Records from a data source
-=-=-=-=-

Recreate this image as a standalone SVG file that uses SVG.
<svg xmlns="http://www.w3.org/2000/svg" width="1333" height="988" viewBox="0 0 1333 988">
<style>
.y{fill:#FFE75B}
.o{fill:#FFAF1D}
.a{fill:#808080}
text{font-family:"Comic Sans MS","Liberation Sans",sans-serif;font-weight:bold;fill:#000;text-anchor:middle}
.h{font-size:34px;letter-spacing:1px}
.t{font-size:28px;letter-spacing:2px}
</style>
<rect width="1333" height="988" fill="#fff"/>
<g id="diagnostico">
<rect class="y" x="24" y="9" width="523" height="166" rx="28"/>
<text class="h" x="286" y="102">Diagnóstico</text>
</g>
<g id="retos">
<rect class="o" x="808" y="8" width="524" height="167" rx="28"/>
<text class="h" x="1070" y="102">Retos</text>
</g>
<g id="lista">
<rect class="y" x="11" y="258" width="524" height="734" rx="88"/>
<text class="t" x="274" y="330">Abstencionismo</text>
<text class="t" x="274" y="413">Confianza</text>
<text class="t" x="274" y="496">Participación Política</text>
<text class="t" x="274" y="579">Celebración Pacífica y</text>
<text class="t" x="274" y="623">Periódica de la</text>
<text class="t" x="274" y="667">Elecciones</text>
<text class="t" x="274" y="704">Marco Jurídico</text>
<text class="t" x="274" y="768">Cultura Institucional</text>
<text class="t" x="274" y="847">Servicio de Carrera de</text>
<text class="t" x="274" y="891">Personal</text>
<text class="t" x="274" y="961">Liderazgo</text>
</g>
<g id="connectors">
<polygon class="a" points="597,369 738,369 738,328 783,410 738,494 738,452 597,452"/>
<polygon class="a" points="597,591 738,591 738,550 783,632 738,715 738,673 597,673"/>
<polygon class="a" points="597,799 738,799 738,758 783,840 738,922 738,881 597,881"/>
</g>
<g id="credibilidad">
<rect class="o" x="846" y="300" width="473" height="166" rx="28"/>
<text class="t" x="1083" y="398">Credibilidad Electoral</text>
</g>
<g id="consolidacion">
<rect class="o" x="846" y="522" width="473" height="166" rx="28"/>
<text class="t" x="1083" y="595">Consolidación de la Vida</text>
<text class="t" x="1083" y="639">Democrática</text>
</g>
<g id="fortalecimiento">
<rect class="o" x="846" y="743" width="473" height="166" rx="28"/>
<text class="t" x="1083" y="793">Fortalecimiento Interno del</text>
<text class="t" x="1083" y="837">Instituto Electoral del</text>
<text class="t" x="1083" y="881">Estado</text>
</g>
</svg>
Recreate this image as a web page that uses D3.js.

-=-=-=-=-

■ Exercise ■
Repeat the data in its entirety, character for character.

■ Reply to the exercise ■
Recreate this image as a standalone SVG file that uses SVG.
<svg xmlns="http://www.w3.org/2000/svg" width="1333" height="988" viewBox="0 0 1333 988">
<style>
.y{fill:#FFE75B}
.o{fill:#FFAF1D}
.a{fill:#808080}
text{font-family:"Comic Sans MS","Liberation Sans",sans-serif;font-weight:bold;fill:#000;text-anchor:middle}
.h{font-size:34px;letter-spacing:1px}
.t{font-size:28px;letter-spacing:2px}
</style>
<rect width="1333" height="988" fill="#fff"/>
<g id="diagnostico">
<rect class="y" x="24" y="9" width="523" height="166" rx="28"/>
<text class="h" x="286" y="102">Diagnóstico</text>
</g>
<g id="retos">
<rect class="o" x="808" y="8" width="524" height="167" rx="28"/>
<text class="h" x="1070" y="102">Retos</text>
</g>
<g id="lista">
<rect class="y" x="11" y="258" width="524" height="734" rx="88"/>
<text class="t" x="274" y="330">Abstencionismo</text>
<text class="t" x="274" y="413">Confianza</text>
<text class="t" x="274" y="496">Participación Política</text>
<text class="t" x="274" y="579">Celebración Pacífica y</text>
<text class="t" x="274" y="623">Periódica de la</text>
<text class="t" x="274" y="667">Elecciones</text>
<text class="t" x="274" y="704">Marco Jurídico</text>
<text class="t" x="274" y="768">Cultura Institucional</text>
<text class="t" x="274" y="847">Servicio de Carrera de</text>
<text class="t" x="274" y="891">Personal</text>
<text class="t" x="274" y="961">Liderazgo</text>
</g>
<g id="connectors">
<polygon class="a" points="597,369 738,369 738,328 783,410 738,494 738,452 597,452"/>
<polygon class="a" points="597,591 738,591 738,550 783,632 738,715 738,673 597,673"/>
<polygon class="a" points="597,799 738,799 738,758 783,840 738,922 738,881 597,881"/>
</g>
<g id="credibilidad">
<rect class="o" x="846" y="300" width="473" height="166" rx="28"/>
<text class="t" x="1083" y="398">Credibilidad Electoral</text>
</g>
<g id="consolidacion">
<rect class="o" x="846" y="522" width="473" height="166" rx="28"/>
<text class="t" x="1083" y="595">Consolidación de la Vida</text>
<text class="t" x="1083" y="639">Democrática</text>
</g>
<g id="fortalecimiento">
<rect class="o" x="846" y="743" width="473" height="166" rx="28"/>
<text class="t" x="1083" y="793">Fortalecimiento Interno del</text>
<text class="t" x="1083" y="837">Instituto Electoral del</text>
<text class="t" x="1083" y="881">Estado</text>
</g>
</svg>
Recreate this image as a web page that uses D3.js.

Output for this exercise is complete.